## [TASK PROMPT]
Leave out any pictures and transcribe all other data below exactly.

============================================================

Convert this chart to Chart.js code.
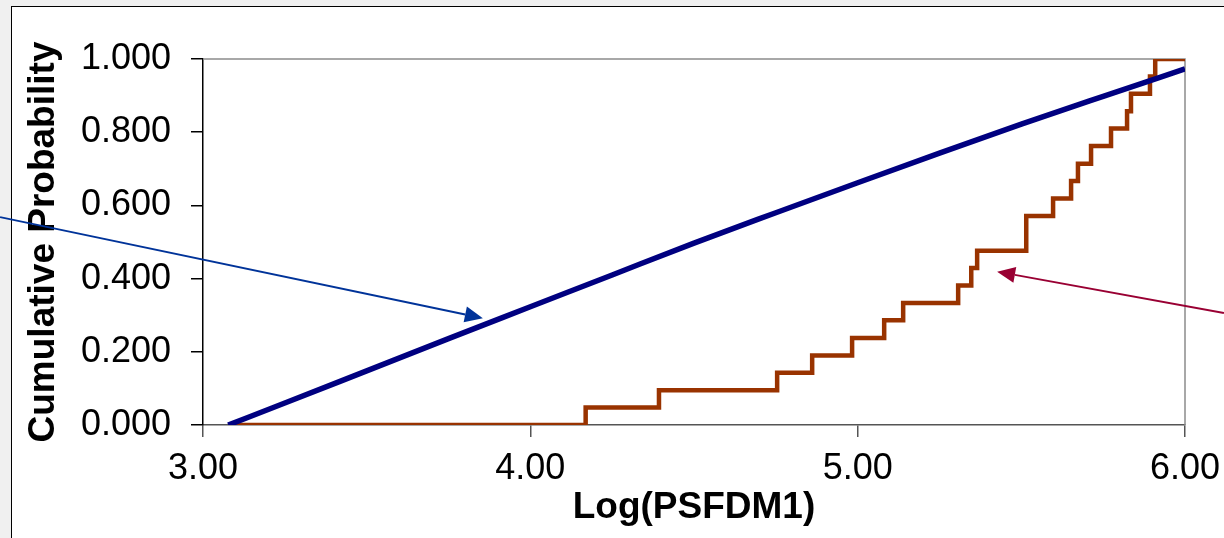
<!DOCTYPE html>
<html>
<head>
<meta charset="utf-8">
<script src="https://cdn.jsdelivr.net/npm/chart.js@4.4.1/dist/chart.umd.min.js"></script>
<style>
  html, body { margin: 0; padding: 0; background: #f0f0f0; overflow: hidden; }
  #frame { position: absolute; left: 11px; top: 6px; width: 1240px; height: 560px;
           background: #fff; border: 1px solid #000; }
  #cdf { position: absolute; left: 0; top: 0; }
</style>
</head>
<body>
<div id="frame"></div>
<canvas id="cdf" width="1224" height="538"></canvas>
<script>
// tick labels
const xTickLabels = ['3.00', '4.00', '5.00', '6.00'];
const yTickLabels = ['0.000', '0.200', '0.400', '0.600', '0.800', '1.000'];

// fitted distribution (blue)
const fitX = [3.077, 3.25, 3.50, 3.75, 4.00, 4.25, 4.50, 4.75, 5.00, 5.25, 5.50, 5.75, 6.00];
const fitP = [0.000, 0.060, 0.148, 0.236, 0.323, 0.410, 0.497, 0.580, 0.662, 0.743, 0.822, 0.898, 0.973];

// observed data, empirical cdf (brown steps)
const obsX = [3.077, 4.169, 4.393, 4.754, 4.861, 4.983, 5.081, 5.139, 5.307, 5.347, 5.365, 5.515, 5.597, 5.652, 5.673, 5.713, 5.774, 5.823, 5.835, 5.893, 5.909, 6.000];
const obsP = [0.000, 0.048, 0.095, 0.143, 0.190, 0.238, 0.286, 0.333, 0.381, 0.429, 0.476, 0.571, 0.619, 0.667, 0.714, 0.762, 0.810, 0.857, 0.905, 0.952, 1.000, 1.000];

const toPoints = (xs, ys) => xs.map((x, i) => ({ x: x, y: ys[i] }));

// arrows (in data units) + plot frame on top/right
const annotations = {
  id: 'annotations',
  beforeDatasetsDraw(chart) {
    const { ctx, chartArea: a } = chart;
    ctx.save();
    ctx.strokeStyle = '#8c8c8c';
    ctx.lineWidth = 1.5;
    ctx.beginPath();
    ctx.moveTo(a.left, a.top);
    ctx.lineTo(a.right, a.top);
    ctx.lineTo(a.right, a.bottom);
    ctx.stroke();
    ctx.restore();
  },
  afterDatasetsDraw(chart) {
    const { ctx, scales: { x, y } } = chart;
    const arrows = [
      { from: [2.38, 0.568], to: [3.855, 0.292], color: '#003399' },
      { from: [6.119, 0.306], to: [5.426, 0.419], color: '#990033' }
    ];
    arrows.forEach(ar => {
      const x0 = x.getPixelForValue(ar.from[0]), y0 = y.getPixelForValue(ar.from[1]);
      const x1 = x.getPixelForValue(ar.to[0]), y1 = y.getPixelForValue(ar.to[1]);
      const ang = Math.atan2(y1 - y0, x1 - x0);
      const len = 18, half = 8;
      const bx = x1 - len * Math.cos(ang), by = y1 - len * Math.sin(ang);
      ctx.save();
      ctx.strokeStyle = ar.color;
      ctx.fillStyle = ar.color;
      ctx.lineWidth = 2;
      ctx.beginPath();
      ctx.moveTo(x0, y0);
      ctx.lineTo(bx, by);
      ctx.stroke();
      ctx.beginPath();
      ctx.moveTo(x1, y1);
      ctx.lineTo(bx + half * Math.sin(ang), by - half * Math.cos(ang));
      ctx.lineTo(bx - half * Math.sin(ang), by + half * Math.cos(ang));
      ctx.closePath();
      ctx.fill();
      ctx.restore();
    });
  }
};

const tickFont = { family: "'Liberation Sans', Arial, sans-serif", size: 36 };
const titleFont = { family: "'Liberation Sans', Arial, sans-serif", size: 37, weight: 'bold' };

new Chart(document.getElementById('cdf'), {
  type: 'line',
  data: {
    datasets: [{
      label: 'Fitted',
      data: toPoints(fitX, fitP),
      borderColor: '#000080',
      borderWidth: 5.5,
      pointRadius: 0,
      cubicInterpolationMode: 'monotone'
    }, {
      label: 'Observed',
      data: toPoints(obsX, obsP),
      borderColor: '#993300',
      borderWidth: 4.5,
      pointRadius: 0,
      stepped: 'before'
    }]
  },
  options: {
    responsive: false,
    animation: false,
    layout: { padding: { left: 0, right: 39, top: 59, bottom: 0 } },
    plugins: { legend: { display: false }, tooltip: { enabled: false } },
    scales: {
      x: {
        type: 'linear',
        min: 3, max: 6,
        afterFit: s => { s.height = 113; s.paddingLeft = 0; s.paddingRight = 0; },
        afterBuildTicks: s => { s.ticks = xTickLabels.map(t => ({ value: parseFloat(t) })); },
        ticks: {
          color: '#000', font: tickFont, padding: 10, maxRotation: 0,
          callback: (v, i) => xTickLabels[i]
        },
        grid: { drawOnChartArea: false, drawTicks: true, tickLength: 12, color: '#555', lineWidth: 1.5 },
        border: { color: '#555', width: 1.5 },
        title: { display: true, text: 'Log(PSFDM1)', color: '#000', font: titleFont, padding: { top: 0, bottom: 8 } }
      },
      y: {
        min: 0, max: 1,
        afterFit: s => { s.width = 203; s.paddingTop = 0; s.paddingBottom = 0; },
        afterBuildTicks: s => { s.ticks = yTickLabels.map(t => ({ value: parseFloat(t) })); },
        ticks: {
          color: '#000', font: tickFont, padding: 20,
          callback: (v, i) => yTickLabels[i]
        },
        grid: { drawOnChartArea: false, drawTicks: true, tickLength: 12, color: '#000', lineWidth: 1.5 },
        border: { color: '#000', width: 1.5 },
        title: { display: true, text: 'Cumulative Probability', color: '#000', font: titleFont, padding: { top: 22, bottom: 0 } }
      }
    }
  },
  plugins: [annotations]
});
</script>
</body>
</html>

============================================================

## [RESPONSE]
Convert this chart to Chart.js code.
<!DOCTYPE html>
<html>
<head>
<meta charset="utf-8">
<script src="https://cdn.jsdelivr.net/npm/chart.js@4.4.1/dist/chart.umd.min.js"></script>
<style>
  html, body { margin: 0; padding: 0; background: #f0f0f0; overflow: hidden; }
  #frame { position: absolute; left: 11px; top: 6px; width: 1240px; height: 560px;
           background: #fff; border: 1px solid #000; }
  #cdf { position: absolute; left: 0; top: 0; }
</style>
</head>
<body>
<div id="frame"></div>
<canvas id="cdf" width="1224" height="538"></canvas>
<script>
// tick labels
const xTickLabels = ['3.00', '4.00', '5.00', '6.00'];
const yTickLabels = ['0.000', '0.200', '0.400', '0.600', '0.800', '1.000'];

// fitted distribution (blue)
const fitX = [3.077, 3.25, 3.50, 3.75, 4.00, 4.25, 4.50, 4.75, 5.00, 5.25, 5.50, 5.75, 6.00];
const fitP = [0.000, 0.060, 0.148, 0.236, 0.323, 0.410, 0.497, 0.580, 0.662, 0.743, 0.822, 0.898, 0.973];

// observed data, empirical cdf (brown steps)
const obsX = [3.077, 4.169, 4.393, 4.754, 4.861, 4.983, 5.081, 5.139, 5.307, 5.347, 5.365, 5.515, 5.597, 5.652, 5.673, 5.713, 5.774, 5.823, 5.835, 5.893, 5.909, 6.000];
const obsP = [0.000, 0.048, 0.095, 0.143, 0.190, 0.238, 0.286, 0.333, 0.381, 0.429, 0.476, 0.571, 0.619, 0.667, 0.714, 0.762, 0.810, 0.857, 0.905, 0.952, 1.000, 1.000];

const toPoints = (xs, ys) => xs.map((x, i) => ({ x: x, y: ys[i] }));

// arrows (in data units) + plot frame on top/right
const annotations = {
  id: 'annotations',
  beforeDatasetsDraw(chart) {
    const { ctx, chartArea: a } = chart;
    ctx.save();
    ctx.strokeStyle = '#8c8c8c';
    ctx.lineWidth = 1.5;
    ctx.beginPath();
    ctx.moveTo(a.left, a.top);
    ctx.lineTo(a.right, a.top);
    ctx.lineTo(a.right, a.bottom);
    ctx.stroke();
    ctx.restore();
  },
  afterDatasetsDraw(chart) {
    const { ctx, scales: { x, y } } = chart;
    const arrows = [
      { from: [2.38, 0.568], to: [3.855, 0.292], color: '#003399' },
      { from: [6.119, 0.306], to: [5.426, 0.419], color: '#990033' }
    ];
    arrows.forEach(ar => {
      const x0 = x.getPixelForValue(ar.from[0]), y0 = y.getPixelForValue(ar.from[1]);
      const x1 = x.getPixelForValue(ar.to[0]), y1 = y.getPixelForValue(ar.to[1]);
      const ang = Math.atan2(y1 - y0, x1 - x0);
      const len = 18, half = 8;
      const bx = x1 - len * Math.cos(ang), by = y1 - len * Math.sin(ang);
      ctx.save();
      ctx.strokeStyle = ar.color;
      ctx.fillStyle = ar.color;
      ctx.lineWidth = 2;
      ctx.beginPath();
      ctx.moveTo(x0, y0);
      ctx.lineTo(bx, by);
      ctx.stroke();
      ctx.beginPath();
      ctx.moveTo(x1, y1);
      ctx.lineTo(bx + half * Math.sin(ang), by - half * Math.cos(ang));
      ctx.lineTo(bx - half * Math.sin(ang), by + half * Math.cos(ang));
      ctx.closePath();
      ctx.fill();
      ctx.restore();
    });
  }
};

const tickFont = { family: "'Liberation Sans', Arial, sans-serif", size: 36 };
const titleFont = { family: "'Liberation Sans', Arial, sans-serif", size: 37, weight: 'bold' };

new Chart(document.getElementById('cdf'), {
  type: 'line',
  data: {
    datasets: [{
      label: 'Fitted',
      data: toPoints(fitX, fitP),
      borderColor: '#000080',
      borderWidth: 5.5,
      pointRadius: 0,
      cubicInterpolationMode: 'monotone'
    }, {
      label: 'Observed',
      data: toPoints(obsX, obsP),
      borderColor: '#993300',
      borderWidth: 4.5,
      pointRadius: 0,
      stepped: 'before'
    }]
  },
  options: {
    responsive: false,
    animation: false,
    layout: { padding: { left: 0, right: 39, top: 59, bottom: 0 } },
    plugins: { legend: { display: false }, tooltip: { enabled: false } },
    scales: {
      x: {
        type: 'linear',
        min: 3, max: 6,
        afterFit: s => { s.height = 113; s.paddingLeft = 0; s.paddingRight = 0; },
        afterBuildTicks: s => { s.ticks = xTickLabels.map(t => ({ value: parseFloat(t) })); },
        ticks: {
          color: '#000', font: tickFont, padding: 10, maxRotation: 0,
          callback: (v, i) => xTickLabels[i]
        },
        grid: { drawOnChartArea: false, drawTicks: true, tickLength: 12, color: '#555', lineWidth: 1.5 },
        border: { color: '#555', width: 1.5 },
        title: { display: true, text: 'Log(PSFDM1)', color: '#000', font: titleFont, padding: { top: 0, bottom: 8 } }
      },
      y: {
        min: 0, max: 1,
        afterFit: s => { s.width = 203; s.paddingTop = 0; s.paddingBottom = 0; },
        afterBuildTicks: s => { s.ticks = yTickLabels.map(t => ({ value: parseFloat(t) })); },
        ticks: {
          color: '#000', font: tickFont, padding: 20,
          callback: (v, i) => yTickLabels[i]
        },
        grid: { drawOnChartArea: false, drawTicks: true, tickLength: 12, color: '#000', lineWidth: 1.5 },
        border: { color: '#000', width: 1.5 },
        title: { display: true, text: 'Cumulative Probability', color: '#000', font: titleFont, padding: { top: 22, bottom: 0 } }
      }
    }
  },
  plugins: [annotations]
});
</script>
</body>
</html>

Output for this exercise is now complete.